I pesci nel pantano

Raccontata dai media fa (quasi) sorridere, vista in televisione fa venire i brividi, (non) commentata da Fratelli d’Italia fa ribrezzo.

Mi riferisco all’adunata fascista del 07 gennaio scorso in ricordo della Strage di Acca Larenzia: il pluriomicidio a sfondo politico avvenuto a Roma il 7 gennaio 1978, ad opera di un gruppo armato afferente alla sinistra, nel quale furono uccisi due giovani attivisti di destra appartenenti al Fronte della Gioventù, Franco Bigonzetti e Francesco Ciavatta, assassinati davanti alla sede del Movimento Sociale Italiano in via Acca Larenzia, nel quartiere Tuscolano. A tali fatti è strettamente legata la morte di un terzo attivista della destra sociale, Stefano Recchioni, ucciso qualche ora dopo negli scontri con le forze dell’ordine avvenuti durante una manifestazione di protesta organizzata sul luogo stesso dell’agguato. L’agguato, rivendicato dai Nuclei armati per il contropotere territoriale, contribuì a una degenerazione della violenza politica e dell’odio ideologico tra le opposte fazioni estremiste negli anni di piombo, oltre che al mantenimento di uno stato di tensione caratteristico della prima repubblica. (da Wikipedia)

Non si discute il diritto di commemorare le vittime di questo fatto di violenza politica. Si discute il modo, vale a dire una vera e propria apologia del partito fascista, peraltro espressamente vietata dalla legge.

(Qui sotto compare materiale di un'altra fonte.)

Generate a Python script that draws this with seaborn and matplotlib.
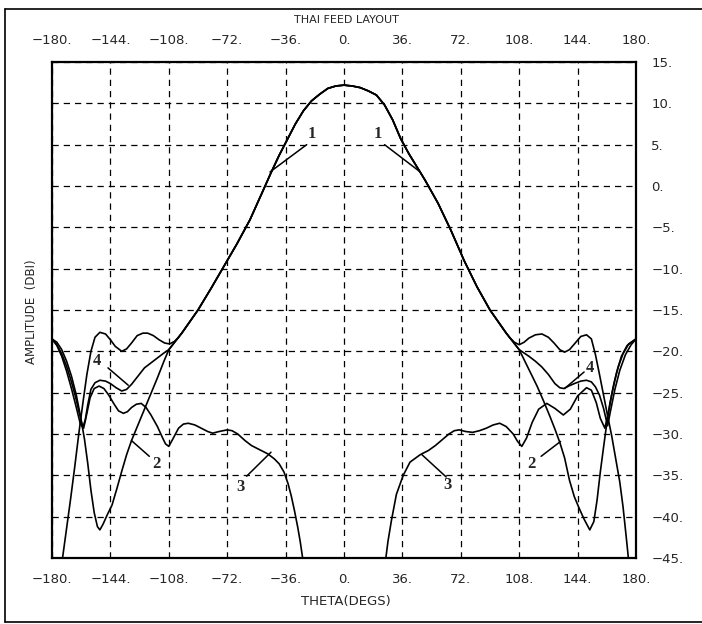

La polizia, come al solito, non è intervenuta, la magistratura forse interverrà. Non è questo però l’aspetto principale dell’inaccettabile evento politico. Stupisce il clima di omertosa indifferenza antistorica entro cui si stanno ringalluzzendo le manifestazioni di estremismo neofascista.

Quando a scuola arriva un insegnante supplente, che dimostra di non avere padronanza della materia, capacità di guidare la classe e volontà di affrontare la situazione, gli alunni si scatenano, fiutano l’aria permissiva e si lasciano andare alla più sfrenata indisciplina. Sta succedendo così con la supplente Giorgia Meloni al governo del Paese, di cui non può incarnare lo spirito antifascista, resistenziale e costituzionale, perché ha studiato e vissuto un’altra materia, quella del neofascismo o del postfascismo di Giorgio Almirante e c.

I nostalgici lo hanno capito e si comportano di conseguenza, si sentono in libera uscita e sfogano i loro istinti antistorici con rinvigorita sfacciataggine, sicuri di una sorta di impunità etico-culturale, di tacita simpatia politica e di silenzio giudiziario.

È perfettamente inutile chiedere a Giorgia Meloni di condannare queste manifestazioni neofasciste: la botte dà il vino che ha e nella botte meloniana non c’è vino antifascista. Il suo alleato forzista fa i salti mortali per distinguersi, ma lo fa con tale imbarazzo e goffaggine da rendere ancora più viziata l’aria democratica. Matteo Salvini ha ben altro da farsi perdonare e quindi lascia fare.

L’opposizione di sinistra dovrebbe impegnarsi a dimostrare che il neofascismo è nel DNA meloniano, non tanto partendo dalle vergognose pagliacciate di cui sopra, ma dai contenuti di un’azione di governo, che rispecchiano fedelmente l’eredità accettata senza beneficio d’inventario e trasfusa, furbescamente ma scopertamente, nella strategia e nelle tattiche adottate in senso corporativo, populista e sovranista.

L’argomento snobistico dell’antifascismo che non tira voti può avere un fondo di verità, se l’antifascismo rimane un puro marchio elettorale. Se invece diventa la cartina di tornasole per distinguere nei fatti la politica di destra da quella di sinistra, è tutto da recuperare a livello di metodo e di metro di giudizio.

In conclusione, le manifestazioni di stampo fascista, che stanno prendendo ancor più piede rispetto al passato, sono, senza alcun dubbio, gravi per loro stesse, ma soprattutto sono sintomo di un malessere storico che ci sta avvolgendo: l’acqua del pantano politico non è inquinata dai pesci che vi nuotano, ma dagli acquacoltori che li curano, li mantengono in salute e li alimentano.